## TASK DIRECTIONS
Reproduce the listing below word for word, with no pictures.

## AVAILABLE DATA
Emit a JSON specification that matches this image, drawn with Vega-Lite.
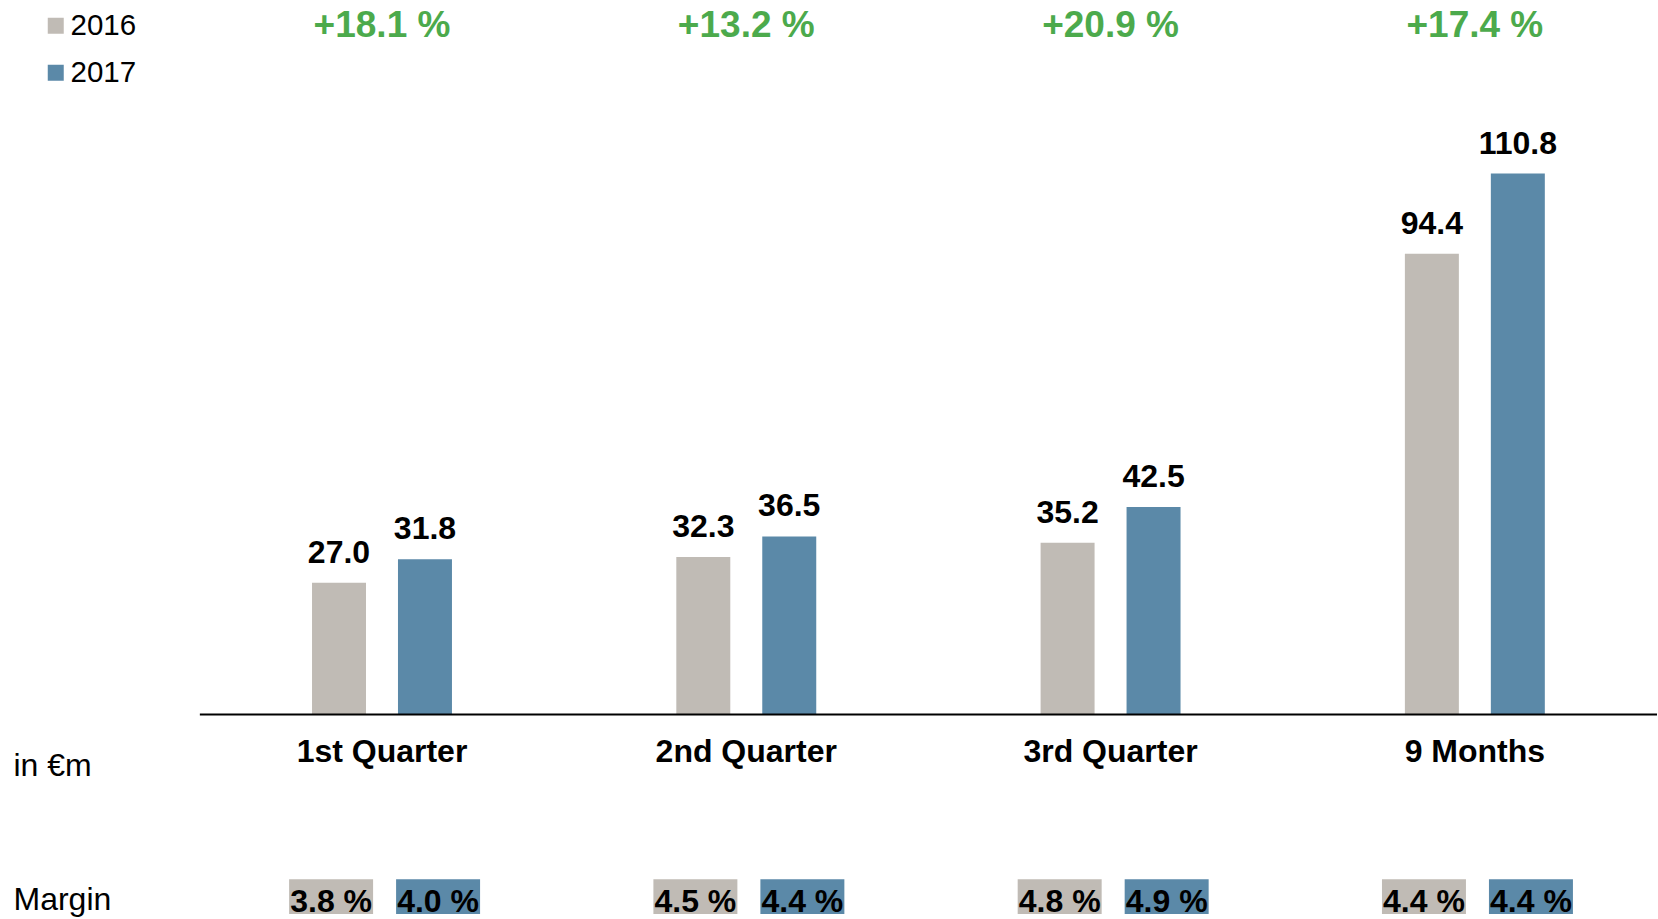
{
  "$schema": "https://vega.github.io/schema/vega-lite/v6.json",
  "width": 1658,
  "height": 919,
  "padding": 0,
  "autosize": {"type": "fit", "contains": "padding"},
  "config": {
    "view": {"stroke": null},
    "font": "Liberation Sans",
    "text": {"font": "Liberation Sans"}
  },
  "datasets": {
    "main": [
      {"period": "1st Quarter", "year": "2016", "value": 27.0, "margin": "3.8 %"},
      {"period": "1st Quarter", "year": "2017", "value": 31.8, "margin": "4.0 %"},
      {"period": "2nd Quarter", "year": "2016", "value": 32.3, "margin": "4.5 %"},
      {"period": "2nd Quarter", "year": "2017", "value": 36.5, "margin": "4.4 %"},
      {"period": "3rd Quarter", "year": "2016", "value": 35.2, "margin": "4.8 %"},
      {"period": "3rd Quarter", "year": "2017", "value": 42.5, "margin": "4.9 %"},
      {"period": "9 Months", "year": "2016", "value": 94.4, "margin": "4.4 %"},
      {"period": "9 Months", "year": "2017", "value": 110.8, "margin": "4.4 %"}
    ],
    "growth": [
      {"period": "1st Quarter", "growth": "+18.1 %"},
      {"period": "2nd Quarter", "growth": "+13.2 %"},
      {"period": "3rd Quarter", "growth": "+20.9 %"},
      {"period": "9 Months", "growth": "+17.4 %"}
    ]
  },
  "resolve": {"scale": {"xOffset": "independent"}},
  "layer": [
    {
      "data": {"name": "main"},
      "mark": {"type": "bar"},
      "encoding": {
        "x": {
          "field": "period", "type": "nominal", "sort": null,
          "scale": {"domain": ["1st Quarter", "2nd Quarter", "3rd Quarter", "9 Months"], "paddingInner": 0, "paddingOuter": 0.2743, "align": 1},
          "axis": null
        },
        "xOffset": {
          "field": "year", "type": "nominal",
          "scale": {"type": "band", "domain": ["_a", "2016", "2017", "_b"], "paddingInner": 0.372, "paddingOuter": 0.305}
        },
        "y": {
          "field": "value", "type": "quantitative",
          "scale": {"domain": [-40.83, 146.34], "nice": false, "zero": false},
          "axis": {
            "title": null, "orient": "left", "offset": -13, "domain": false, "grid": false,
            "ticks": false, "tickSize": 0, "labelPadding": 0, "labelAlign": "left",
            "labelBaseline": "alphabetic", "labelFontSize": 32, "labelColor": "#000000",
            "labelFont": "Liberation Sans", "labelFlush": false, "labelBound": false, "labelOverlap": false,
            "values": [-12.53, -39.82],
            "labelExpr": "datum.value < -20 ? 'Margin' : 'in €m'"
          }
        },
        "color": {
          "field": "year", "type": "nominal",
          "scale": {"domain": ["2016", "2017"], "range": ["#C0BBB5", "#5B89A8"]},
          "legend": {
            "title": null, "orient": "none", "legendX": 41, "legendY": 11, "padding": 0,
            "symbolType": "square", "symbolSize": 256, "symbolStrokeWidth": 0,
            "labelFontSize": 29.5, "labelFont": "Liberation Sans", "labelColor": "#000000",
            "labelOffset": 0, "rowPadding": 16, "direction": "vertical"
          }
        }
      }
    },
    {
      "data": {"name": "main"},
      "mark": {"type": "text", "baseline": "alphabetic", "dy": -20, "fontSize": 32, "fontWeight": "bold", "color": "#000000"},
      "encoding": {
        "x": {"field": "period", "type": "nominal", "sort": null, "axis": null},
        "xOffset": {
          "field": "year", "type": "nominal",
          "scale": {"type": "band", "domain": ["_a", "2016", "2017", "_b"], "paddingInner": 0.372, "paddingOuter": 0.305}
        },
        "y": {"field": "value", "type": "quantitative"},
        "text": {"field": "value", "type": "quantitative", "format": ".1f"}
      }
    },
    {
      "data": {"name": "main"},
      "mark": {"type": "bar"},
      "encoding": {
        "x": {"field": "period", "type": "nominal", "sort": null, "axis": null},
        "xOffset": {
          "field": "year", "type": "nominal",
          "scale": {"type": "band", "domain": ["2016", "2017"], "paddingInner": 0.215, "paddingOuter": 0.81, "align": 0.515}
        },
        "y": {"datum": -33.7, "type": "quantitative"},
        "y2": {"datum": -40.83},
        "color": {"field": "year", "type": "nominal"}
      }
    },
    {
      "data": {"name": "main"},
      "mark": {"type": "text", "baseline": "alphabetic", "fontSize": 32, "fontWeight": "bold", "color": "#000000"},
      "encoding": {
        "x": {"field": "period", "type": "nominal", "sort": null, "axis": null},
        "xOffset": {
          "field": "year", "type": "nominal",
          "scale": {"type": "band", "domain": ["2016", "2017"], "paddingInner": 0.215, "paddingOuter": 0.81, "align": 0.515}
        },
        "y": {"datum": -40.43, "type": "quantitative"},
        "text": {"field": "margin", "type": "nominal"}
      }
    },
    {
      "data": {"name": "growth"},
      "mark": {"type": "text", "baseline": "alphabetic", "fontSize": 37, "fontWeight": "bold", "color": "#4CAA4C"},
      "encoding": {
        "x": {"field": "period", "type": "nominal", "sort": null, "axis": null},
        "y": {"datum": 138.8, "type": "quantitative"},
        "text": {"field": "growth", "type": "nominal"}
      }
    },
    {
      "data": {"name": "growth"},
      "mark": {"type": "text", "baseline": "alphabetic", "fontSize": 32, "fontWeight": "bold", "color": "#000000"},
      "encoding": {
        "x": {"field": "period", "type": "nominal", "sort": null, "axis": null},
        "y": {"datum": -9.67, "type": "quantitative"},
        "text": {"field": "period", "type": "nominal"}
      }
    },
    {
      "data": {"values": [{"start": "1st Quarter"}]},
      "mark": {"type": "rule", "color": "#000000", "strokeWidth": 2},
      "encoding": {
        "x": {"field": "start", "type": "nominal", "bandPosition": 0, "axis": null},
        "x2": {"value": "width"},
        "y": {"datum": 0, "type": "quantitative"}
      }
    }
  ]
}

## ANSWER FOR THE TASK
Emit a JSON specification that matches this image, drawn with Vega-Lite.
{
  "$schema": "https://vega.github.io/schema/vega-lite/v6.json",
  "width": 1658,
  "height": 919,
  "padding": 0,
  "autosize": {"type": "fit", "contains": "padding"},
  "config": {
    "view": {"stroke": null},
    "font": "Liberation Sans",
    "text": {"font": "Liberation Sans"}
  },
  "datasets": {
    "main": [
      {"period": "1st Quarter", "year": "2016", "value": 27.0, "margin": "3.8 %"},
      {"period": "1st Quarter", "year": "2017", "value": 31.8, "margin": "4.0 %"},
      {"period": "2nd Quarter", "year": "2016", "value": 32.3, "margin": "4.5 %"},
      {"period": "2nd Quarter", "year": "2017", "value": 36.5, "margin": "4.4 %"},
      {"period": "3rd Quarter", "year": "2016", "value": 35.2, "margin": "4.8 %"},
      {"period": "3rd Quarter", "year": "2017", "value": 42.5, "margin": "4.9 %"},
      {"period": "9 Months", "year": "2016", "value": 94.4, "margin": "4.4 %"},
      {"period": "9 Months", "year": "2017", "value": 110.8, "margin": "4.4 %"}
    ],
    "growth": [
      {"period": "1st Quarter", "growth": "+18.1 %"},
      {"period": "2nd Quarter", "growth": "+13.2 %"},
      {"period": "3rd Quarter", "growth": "+20.9 %"},
      {"period": "9 Months", "growth": "+17.4 %"}
    ]
  },
  "resolve": {"scale": {"xOffset": "independent"}},
  "layer": [
    {
      "data": {"name": "main"},
      "mark": {"type": "bar"},
      "encoding": {
        "x": {
          "field": "period", "type": "nominal", "sort": null,
          "scale": {"domain": ["1st Quarter", "2nd Quarter", "3rd Quarter", "9 Months"], "paddingInner": 0, "paddingOuter": 0.2743, "align": 1},
          "axis": null
        },
        "xOffset": {
          "field": "year", "type": "nominal",
          "scale": {"type": "band", "domain": ["_a", "2016", "2017", "_b"], "paddingInner": 0.372, "paddingOuter": 0.305}
        },
        "y": {
          "field": "value", "type": "quantitative",
          "scale": {"domain": [-40.83, 146.34], "nice": false, "zero": false},
          "axis": {
            "title": null, "orient": "left", "offset": -13, "domain": false, "grid": false,
            "ticks": false, "tickSize": 0, "labelPadding": 0, "labelAlign": "left",
            "labelBaseline": "alphabetic", "labelFontSize": 32, "labelColor": "#000000",
            "labelFont": "Liberation Sans", "labelFlush": false, "labelBound": false, "labelOverlap": false,
            "values": [-12.53, -39.82],
            "labelExpr": "datum.value < -20 ? 'Margin' : 'in €m'"
          }
        },
        "color": {
          "field": "year", "type": "nominal",
          "scale": {"domain": ["2016", "2017"], "range": ["#C0BBB5", "#5B89A8"]},
          "legend": {
            "title": null, "orient": "none", "legendX": 41, "legendY": 11, "padding": 0,
            "symbolType": "square", "symbolSize": 256, "symbolStrokeWidth": 0,
            "labelFontSize": 29.5, "labelFont": "Liberation Sans", "labelColor": "#000000",
            "labelOffset": 0, "rowPadding": 16, "direction": "vertical"
          }
        }
      }
    },
    {
      "data": {"name": "main"},
      "mark": {"type": "text", "baseline": "alphabetic", "dy": -20, "fontSize": 32, "fontWeight": "bold", "color": "#000000"},
      "encoding": {
        "x": {"field": "period", "type": "nominal", "sort": null, "axis": null},
        "xOffset": {
          "field": "year", "type": "nominal",
          "scale": {"type": "band", "domain": ["_a", "2016", "2017", "_b"], "paddingInner": 0.372, "paddingOuter": 0.305}
        },
        "y": {"field": "value", "type": "quantitative"},
        "text": {"field": "value", "type": "quantitative", "format": ".1f"}
      }
    },
    {
      "data": {"name": "main"},
      "mark": {"type": "bar"},
      "encoding": {
        "x": {"field": "period", "type": "nominal", "sort": null, "axis": null},
        "xOffset": {
          "field": "year", "type": "nominal",
          "scale": {"type": "band", "domain": ["2016", "2017"], "paddingInner": 0.215, "paddingOuter": 0.81, "align": 0.515}
        },
        "y": {"datum": -33.7, "type": "quantitative"},
        "y2": {"datum": -40.83},
        "color": {"field": "year", "type": "nominal"}
      }
    },
    {
      "data": {"name": "main"},
      "mark": {"type": "text", "baseline": "alphabetic", "fontSize": 32, "fontWeight": "bold", "color": "#000000"},
      "encoding": {
        "x": {"field": "period", "type": "nominal", "sort": null, "axis": null},
        "xOffset": {
          "field": "year", "type": "nominal",
          "scale": {"type": "band", "domain": ["2016", "2017"], "paddingInner": 0.215, "paddingOuter": 0.81, "align": 0.515}
        },
        "y": {"datum": -40.43, "type": "quantitative"},
        "text": {"field": "margin", "type": "nominal"}
      }
    },
    {
      "data": {"name": "growth"},
      "mark": {"type": "text", "baseline": "alphabetic", "fontSize": 37, "fontWeight": "bold", "color": "#4CAA4C"},
      "encoding": {
        "x": {"field": "period", "type": "nominal", "sort": null, "axis": null},
        "y": {"datum": 138.8, "type": "quantitative"},
        "text": {"field": "growth", "type": "nominal"}
      }
    },
    {
      "data": {"name": "growth"},
      "mark": {"type": "text", "baseline": "alphabetic", "fontSize": 32, "fontWeight": "bold", "color": "#000000"},
      "encoding": {
        "x": {"field": "period", "type": "nominal", "sort": null, "axis": null},
        "y": {"datum": -9.67, "type": "quantitative"},
        "text": {"field": "period", "type": "nominal"}
      }
    },
    {
      "data": {"values": [{"start": "1st Quarter"}]},
      "mark": {"type": "rule", "color": "#000000", "strokeWidth": 2},
      "encoding": {
        "x": {"field": "start", "type": "nominal", "bandPosition": 0, "axis": null},
        "x2": {"value": "width"},
        "y": {"datum": 0, "type": "quantitative"}
      }
    }
  ]
}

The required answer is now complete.